The Politic: After you argued Northwest Austin Municipal v. Holder before the Supreme Court, which addressed the constitutionality of the Voting Rights Act, most pundits predicted that you would lose the case, especially given the aggressive questioning by the Judges. You won that case by an 8 to 1 vote. What do you think that says about the Court?
A lot of the media commentary was critical of the Chief Justice for giving me a hard time during the oral argument. I didn’t feel that at all, being the advocate. The Chief was being entirely fair in asking really hard questions. That’s what his job is. At the end of the day, like what I said about the healthcare case, I do think the Chief Justice is profoundly influenced by the tradition of judicial restraint. So I wasn’t surprised that the Supreme Court upheld the Voting Rights Act, a landmark statute.
The Politic: Shortly after the 2012 elections, Nathaniel Persily of Columbia Law School wrote in The New York Times that the reelection of the first black president could lead the Court to decide that the Voting Rights Act is unnecessary and unconstitutional. What do you think of this line of argument?
That was the same line of argument advanced in 2009. I argued the Voting Rights Act case five months after President Obama was elected, and there was commentary before the Court that said, “We don’t need the Voting Rights Act. After all, we have an African American president.” The Court wisely looked past the election to understand that the issue in the Voting Rights Acts is not just simply who is the president of the United States, but also who are the leaders in so many other officials across the land.
The Politic: You’ve taught for more that fifteen years and worked with law students on many of the cases you’ve argued before the Supreme Court. What role have your students played in shaping your judicial and political philosophy as well as your arguments before the Court?
I’m a deep believer in having teams of students on my Supreme Court cases. So for Hamdan v. Rumsfeld there were, at my right and left hand, generations of law students who had worked with me at Yale Law School and Georgetown. The claim in the case —the thing that started the case — was written by three Yale Law School students. For each brief that was written in the trial court, the court of appeals, and the US Supreme Court, there was a team of six to eight Yale law students that wrote good chunks of the brief. For me, that is an incredibly rewarding way to be an academic, because it allows me to get the benefits of their creativity, their freshness, and for me to take on a much more hands-on mentoring role than I can in a big classroom. Unfortunately my classes in Georgetown now are all over 100 people, and it’s hard for me to get to know students the same way that I can in an intimate environment in which we’re working day and night drafting a brief.
I brought a couple of different law students to Guantanamo, where they helped me with the hearings down there, and where they met my client, Mr. Hamdan. They were integrally involved at every turn. Most recently, I argued a case last month about class actions and yet again I had a team of students that were my right and left hands; the right hand from Georgetown, left hand from Yale, or however you want to label the hands. The bottom line is that my student teams basically were the authors of that brief and contributed massively to the writing, to the insights, to the research, and so on.
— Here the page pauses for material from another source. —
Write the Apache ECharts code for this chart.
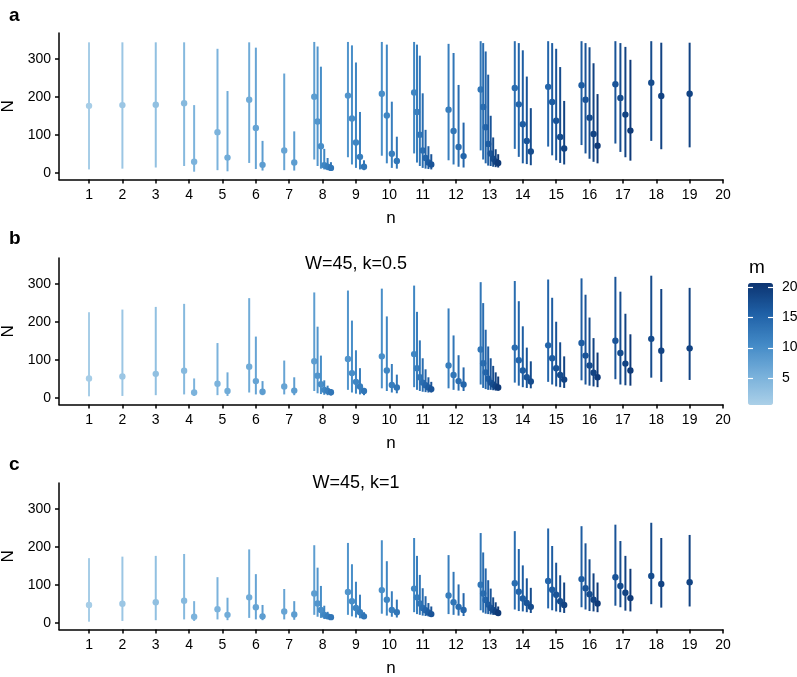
<!DOCTYPE html>
<html><head><meta charset="utf-8">
<script src="https://cdn.jsdelivr.net/npm/echarts@6/dist/echarts.min.js"></script>
<style>html,body{margin:0;padding:0;background:#fff}#c{width:797px;height:677px}</style>
</head><body><div id="c"></div>
<script>
// ---- data ----
const groupN = [1,2,3,4,5,6,7,8,9,10,11,12,13,14,15,16,17,18,19];
const groupCount = [1,1,1,2,2,3,2,6,5,4,7,4,8,5,5,5,4,2,1];
const pointM = [1,2,3, 4,5, 5,6, 6,7,8, 7,8, 8,9,10,11,12,13, 9,10,11,12,13, 10,11,12,13,
  11,12,13,14,15,16,17, 12,13,14,15, 13,14,15,16,17,18,19,20, 14,15,16,17,18, 15,16,17,18,19,
  16,17,18,19,20, 17,18,19,20, 18,19, 19];
const xTicks = [1,2,3,4,5,6,7,8,9,10,11,12,13,14,15,16,17,18,19,20];
const yTicks = [0,100,200,300];
const legendTicks = [5,10,15,20];

const aMid = [176,178,179, 183,29, 107,40, 192,118,21, 59,27, 200,135,70,20,16,13, 203,143,80,42,16, 208,151,50,31,
  211,160,100,59,39,27,22, 166,110,68,44, 219,173,120,76,51,37,29,26, 223,180,128,84,56, 226,186,137,94,64,
  230,192,145,102,71, 233,197,153,111, 237,202, 208];
const aLow = [9,11,14, 18,3, 7,4, 26,10,6, 7,6, 35,18,11,9,7,6, 41,22,13,9,7, 45,25,13,11,
  51,27,18,13,11,10,9, 33,22,16,14, 59,35,25,19,18,16,15,14, 63,42,25,23,20, 69,46,33,26,22,
  73,51,37,29,25, 77,55,41,32, 84,62, 67];
const aHigh = [343,343,343, 343,178, 326,215, 343,329,84, 261,109, 344,332,279,63,39,28, 344,335,290,160,33, 344,337,187,95,
  344,337,308,209,113,70,49, 339,315,231,132, 346,341,319,258,150,93,62,49, 346,341,322,253,170, 346,341,326,278,189,
  346,341,330,288,207, 346,341,331,297, 346,342, 342];

const bMid = [51,56,63, 71,14, 37,18, 82,44,16, 30,19, 96,58,36,21,18,15, 102,65,42,30,18, 109,72,34,27,
  115,78,54,40,33,27,23, 85,60,44,35, 127,91,67,50,40,35,30,27, 132,99,72,54,43, 138,104,78,60,48,
  144,111,85,66,54, 150,118,90,72, 155,124, 130];
const bLow = [4,5,7, 9,5, 7,5, 14,9,7, 9,7, 18,12,10,8,7,6, 21,14,11,9,7, 25,18,14,12,
  28,21,18,16,15,14,14, 25,21,19,18, 35,26,23,21,21,20,19,19, 40,32,28,26,25, 42,35,30,28,26,
  46,35,32,30,28, 49,35,33,32, 53,42, 47];
const bHigh = [225,232,239, 247,51, 144,67, 262,161,44, 98,54, 277,187,111,46,32,23, 282,203,125,78,26, 287,214,89,61,
  295,226,151,104,75,54,42, 235,164,112,80, 304,249,179,135,104,84,67,56, 307,254,188,132,96, 311,263,200,146,109,
  314,271,211,157,119, 318,279,221,167, 321,286, 289];

const cMid = [47,50,54, 58,16, 36,21, 67,41,17, 30,22, 77,51,34,21,17,15, 81,57,39,28,17, 86,61,34,28,
  90,67,51,39,33,27,23, 72,54,42,34, 100,77,60,48,39,34,29,26, 104,82,64,52,42, 110,87,74,57,47,
  115,91,75,61,51, 120,97,79,65, 123,102, 107];
const cLow = [3,5,7, 9,5, 9,7, 13,9,7, 9,8, 21,16,13,10,10,9, 21,17,14,12,10, 24,19,16,14,
  28,23,21,19,18,17,17, 23,21,19,18, 33,27,24,23,22,21,21,20, 35,31,30,28,26, 38,33,30,28,26,
  41,35,31,30,28, 45,41,32,30, 49,40, 43];
const cHigh = [170,174,176, 181,57, 120,66, 193,128,47, 89,57, 204,145,97,45,29,21, 210,154,108,74,28, 217,162,83,61,
  223,176,126,91,70,52,43, 178,134,101,78, 236,185,143,112,90,67,54,43, 241,194,151,117,92, 248,202,158,125,106,
  254,209,167,130,106, 258,215,176,142, 263,223, 231];

const panelLabels = ['a','b','c'];
const panelSubtitles = ['', 'W=45, k=0.5', 'W=45, k=1'];

// ---- build ----
const DODGE = 0.6;
const pointX = [];
groupN.forEach((n, g) => {
  const k = groupCount[g];
  for (let i = 0; i < k; i++) pointX.push(n + (i - (k - 1) / 2) * DODGE / k);
});
function rows(mid, lo, hi) {
  return pointX.map((x, i) => [x, mid[i], lo[i], hi[i], pointM[i]]);
}
const panels = [rows(aMid, aLow, aHigh), rows(bMid, bLow, bHigh), rows(cMid, cLow, cHigh)];

const FONT = '"Liberation Sans", Arial, Helvetica, sans-serif';
const gridTops = [33, 258, 483];
const GH = 146.5;
const grids = gridTops.map(t => ({left: 59, width: 664, top: t, height: GH, containLabel: false, outerBoundsMode: 'none'}));

const xAxes = gridTops.map((t, i) => ({
  gridIndex: i, type: 'value', min: 0.1, max: 20,
  axisLine: {onZero: false, lineStyle: {color: '#000', width: 1.5}},
  axisTick: {customValues: xTicks, length: 4, lineStyle: {color: '#000', width: 1.5}},
  axisLabel: {customValues: xTicks, color: '#000', fontSize: 14, fontFamily: FONT, margin: 9},
  splitLine: {show: false},
  name: 'n', nameLocation: 'middle', nameGap: 30,
  nameTextStyle: {color: '#000', fontSize: 17, fontFamily: FONT}
}));
const yAxes = gridTops.map((t, i) => ({
  gridIndex: i, type: 'value', min: -17.5, max: 367.5,
  axisLine: {onZero: false, lineStyle: {color: '#000', width: 1.5}},
  axisTick: {customValues: yTicks, length: 4, lineStyle: {color: '#000', width: 1.5}},
  axisLabel: {customValues: yTicks, color: '#000', fontSize: 14, fontFamily: FONT, margin: 8},
  splitLine: {show: false},
  name: 'N', nameLocation: 'middle', nameGap: 37, nameRotate: 90,
  nameTextStyle: {color: '#000', fontSize: 17, fontFamily: FONT}
}));

function renderItem(params, api) {
  const x = api.value(0);
  const p = api.coord([x, api.value(1)]);
  const lo = api.coord([x, api.value(2)]);
  const hi = api.coord([x, api.value(3)]);
  const color = api.visual('color');
  return {type: 'group', children: [
    {type: 'line', shape: {x1: lo[0], y1: lo[1], x2: hi[0], y2: hi[1]}, style: {stroke: color, lineWidth: 2}},
    {type: 'circle', shape: {cx: p[0], cy: p[1], r: 3.2}, style: {fill: color}}
  ]};
}
const series = panels.map((d, i) => ({
  type: 'custom', xAxisIndex: i, yAxisIndex: i, data: d, renderItem,
  encode: {x: 0, y: [1, 2, 3]}, silent: true, animation: false
}));

const VM_MIN = 0.5, VM_MAX = 20.7, VM_TOP = 283, VM_H = 122, VM_LEFT = 748, VM_W = 25;
const vmY = v => VM_TOP + (VM_MAX - v) / (VM_MAX - VM_MIN) * VM_H;

const graphics = [];
panelLabels.forEach((t, i) => {
  graphics.push({type: 'text', left: 9, top: [6, 229, 455][i],
    style: {text: t, font: 'bold 19px ' + FONT, fill: '#000'}});
});
panelSubtitles.forEach((t, i) => {
  if (!t) return;
  graphics.push({type: 'text', x: 356, y: [0, 264, 483][i],
    style: {text: t, font: '18px ' + FONT, fill: '#000', textAlign: 'center', textVerticalAlign: 'middle'}});
});
graphics.push({type: 'text', x: 749, y: 268,
  style: {text: 'm', font: '19px ' + FONT, fill: '#000', textVerticalAlign: 'middle'}});
legendTicks.forEach(v => {
  const y = Math.round(vmY(v)) + 0.5;
  graphics.push({type: 'line', z: 100, shape: {x1: VM_LEFT, y1: y, x2: VM_LEFT + 5, y2: y}, style: {stroke: '#fff', lineWidth: 1.2}});
  graphics.push({type: 'line', z: 100, shape: {x1: VM_LEFT + VM_W - 5, y1: y, x2: VM_LEFT + VM_W, y2: y}, style: {stroke: '#fff', lineWidth: 1.2}});
  graphics.push({type: 'text', x: VM_LEFT + VM_W + 9, y: vmY(v),
    style: {text: String(v), font: '14px ' + FONT, fill: '#000', textVerticalAlign: 'middle'}});
});

const chart = echarts.init(document.getElementById('c'), null, {renderer: 'canvas'});
chart.setOption({
  animation: false,
  backgroundColor: '#fff',
  grid: grids,
  xAxis: xAxes,
  yAxis: yAxes,
  visualMap: {
    type: 'continuous', min: VM_MIN, max: VM_MAX, dimension: 4, seriesIndex: [0, 1, 2],
    calculable: false, realtime: false, hoverLink: false,
    left: VM_LEFT, top: VM_TOP, itemWidth: VM_W, itemHeight: VM_H, padding: 0,
    text: null, showLabel: false,
    inRange: {color: ['#abd0e8', '#76afda', '#4289c6', '#1f60a6', '#0c3471']}
  },
  series,
  graphic: graphics
});
</script></body></html>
It’s humbling and rewarding to be able to work with such talented students.
The Politic: Yale Law School professor Akhil Amar calls you the most memorable student he’s ever had. As you may know, Professor Amar is teaching a Constitutional Law class for hundreds of Yale undergrads this spring. Do you have any advice on how to stand out?
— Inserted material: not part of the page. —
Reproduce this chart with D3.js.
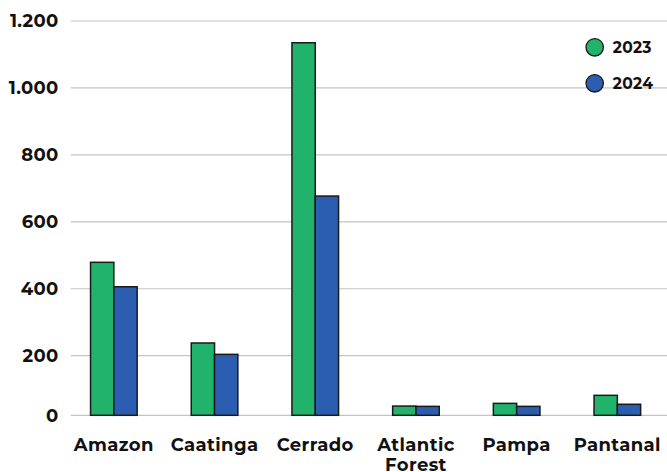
<!DOCTYPE html>
<html><head><meta charset="utf-8">
<script src="https://cdn.jsdelivr.net/npm/d3@7"></script>
<style>body{margin:0;background:#fff}text{font-family:"Montserrat","Inter","Noto Sans",sans-serif;font-weight:700;fill:#111}</style>
</head><body><svg id="c" width="667" height="472"></svg>
<script>
const categories = ["Amazon","Caatinga","Cerrado","Atlantic Forest","Pampa","Pantanal"];
const series = ["2023","2024"];
const values2023 = [479, 238, 1135, 31, 40, 67];
const values2024 = [406, 204, 677, 30, 30, 37];
const yTicks = [0,200,400,600,800,1000,1200];
const yTickLabels = ["0","200","400","600","800","1.000","1.200"];
const colors = ["#21b36b","#2b5eb0"];

const svg = d3.select("#c");
const y = d3.scaleLinear().domain([0,200,1200]).range([415.3,355.7,21]);
const x0 = d3.scaleBand().domain(categories).range([63.5,667.7]).padding(0);
const x1 = d3.scaleBand().domain(series).range([0,x0.bandwidth()]).paddingInner(0).paddingOuter(1.161);

// gridlines
svg.append("g").selectAll("line").data(yTicks).join("line")
  .attr("x1",70.7).attr("x2",667).attr("y1",d=>y(d)).attr("y2",d=>y(d))
  .attr("stroke","#c4c4c4").attr("stroke-width",1.2);
svg.append("g").selectAll("text").data(yTicks).join("text")
  .attr("x",58.5).attr("y",d=>y(d)).attr("dy","0.36em").attr("text-anchor","end")
  .attr("font-size",18).attr("letter-spacing",0.3).text((d,i)=>yTickLabels[i]);

const data = categories.map((c,i)=>({c, vals:[values2023[i],values2024[i]]}));
const g = svg.append("g").selectAll("g").data(data).join("g")
  .attr("transform",d=>`translate(${x0(d.c)},0)`);
g.selectAll("rect").data(d=>d.vals.map((v,j)=>({s:series[j],v,j}))).join("rect")
  .attr("x",d=>x1(d.s)).attr("width",x1.bandwidth())
  .attr("y",d=>y(d.v)).attr("height",d=>y(0)-y(d.v))
  .attr("fill",d=>colors[d.j]).attr("stroke","#1a1a1a").attr("stroke-width",1.5);

// category labels
const lab = svg.append("g").selectAll("text").data(categories).join("text")
  .attr("x",d=>x0(d)+x0.bandwidth()/2).attr("y",451).attr("text-anchor","middle")
  .attr("font-size",18).attr("letter-spacing",0.4);
lab.each(function(d){
  const words = d.split(" ");
  const t = d3.select(this);
  if (words.length>1){
    words.forEach((w,i)=>t.append("tspan").attr("x",x0(d)+x0.bandwidth()/2).attr("dy",i?19.5:0).text(w));
  } else t.text(d);
});

// legend
const leg = svg.append("g").selectAll("g").data(series).join("g")
  .attr("transform",(d,i)=>`translate(594.7,${47.3+i*36})`);
leg.append("circle").attr("r",8.7).attr("fill",(d,i)=>colors[i]).attr("stroke","#1a1a1a").attr("stroke-width",1.3);
leg.append("text").attr("x",18).attr("dy","0.36em").attr("font-size",15.5).attr("letter-spacing",0.3).text(d=>d);
</script></body></html>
Get Akhil drunk, I guess! In all seriousness, that’s a very sweet thing for him to say. I’m not sure if it’s at all true. Everything in my life that has gone well, including my time in Akhil’s class, was the result really of just two things. Number one, working incredibly hard. I can’t overstate how hard I worked in his class, and generally law school was a very intense time for me. Second, being a good listener; listening is such an underappreciated activity today, particularly as everyone is multitasking and doing so many different things. Being a good listener is really hard because it requires you to set aside your own blinders and really try to understand what the other person is saying, be it a professor, be it a judge, be it an opponent on the other side.
One of the most important things Akhil taught me is the value of having friends and colleagues who really think totally differently than you do. If you can spend time with them, you develop that sense of listening and of true engagement with someone; engagement in which you are not ridiculing their ideas or caricaturizing them, but understanding them head-on. You might disagree with them ultimately, or you might actually evolve in your own thinking and change your views. It goes back to what I was saying about diverse classroom. The reason why a diverse classroom helps your environment is because it forces people to confront things that they hadn’t confronted before. The only way that works is if people are really opening their minds to these other ideas and listening hard for what people are really saying and not what they think they’re saying or what they hope that they’re saying or want them to say.
The Politic: What advice do you have for students who are interested in civil rights or constitutional law?
They’re wonderful and dynamic fields. The most important advice that I have is that they pursue an area that really speaks to them and what they care about. If you’re passionate about something, you’re going to do a better job. That means sometimes not following the herd in law school and doing what everyone else does: going to a big corporate law firm, which is the path of least resistance. If you really care about civil rights and constitutional law, then you’ve got to, when you graduate, pretty quickly get into court and start developing a skillset that’s going to enable you to be a litigator. That means going to, for example, the Justice Department or something like that. I see so many law students who come into law school saying they care about these areas of the law like civil rights, but ultimately it’s just so much easier to sign up for campus interviews with the big firms and do that. There’s nothing wrong with that if that’s what people want to do, but I would urge students to keep their eye on the ball to do something that is a passion for them.
The Politic: Your name has been mentioned quite a lot on a number of websites and a number of news articles as a potential appointment to the Supreme Court if a vacancy opens up in the president’s second term. Could you comment on that?
I guess those reporters are as drunk as Akhil was!